The shift from sweatshop to factory in turn provided a more effective basis for unionization. Workers no longer were isolated from each other, as they had been earlier, dispersed among tenement flats. Crowded together now in factories, they were positioned to share their grievances and complaints, to collaborate for group action.
Still another factor accounting for the upsurge of labor activity was a consolidation of individual unions within the women’s‑garment industry. Separate locals continued to function-‑of cloak makers, pressers, cutters, shirtwaist makers, and others. For years they would organize individually and strike individually. In 1900, however, under persistent exhortation by Gompers and the AFL leadership, the various unions agreed to collaborate at least in an umbrella organization, the International Ladies Garment Workers Union.
The ILGWU was not about to turn conservative. Endlessly infused with Bundist idealism, it would for years constitute the single most radical component within the AFL. Yet the “respectable” new imprimatur of AFL membership, as well as the garment workers’ sheer consolidation in numbers, offered a dimension to be taken seriously.

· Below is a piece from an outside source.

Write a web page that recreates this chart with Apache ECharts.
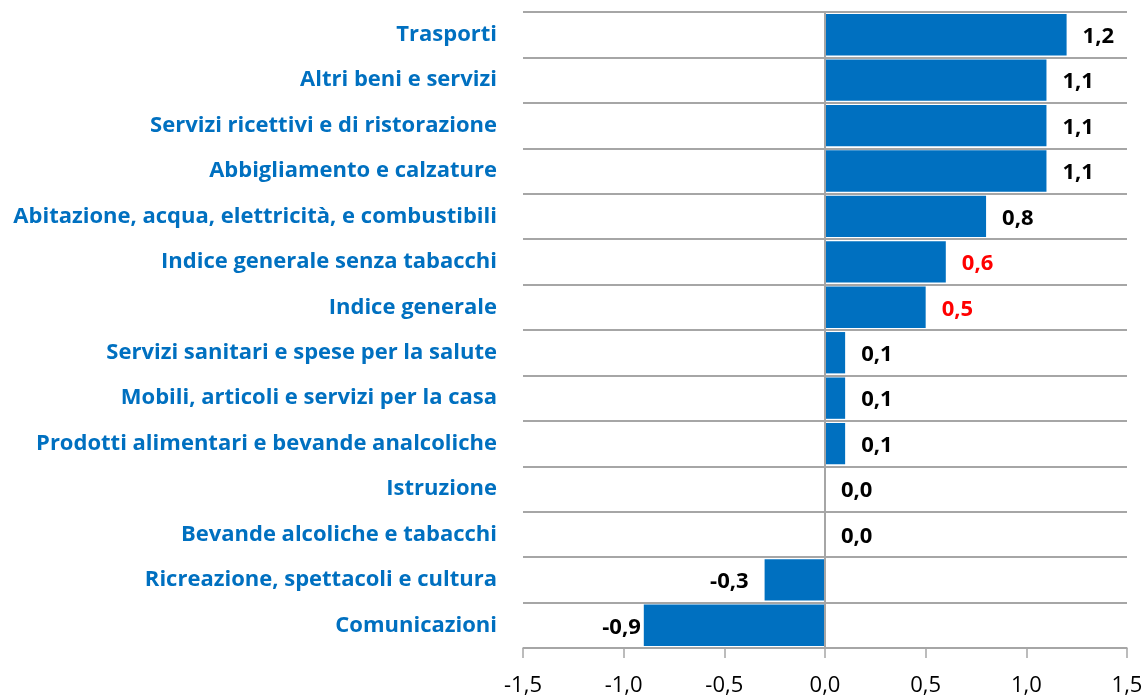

With the economy booming in post‑Spanish‑American War years, organized labor was making giant strides. In 1900 alone, some four hundred fifty thousand new workers flocked to the AFL. Responding to the confluence of these factors, the ILGWU by 1909 had grown to 63 locals encompassing 16,000 members. Here at last was a Jewish proletariat structured to challenge the inferno of the clothing factory head‑on.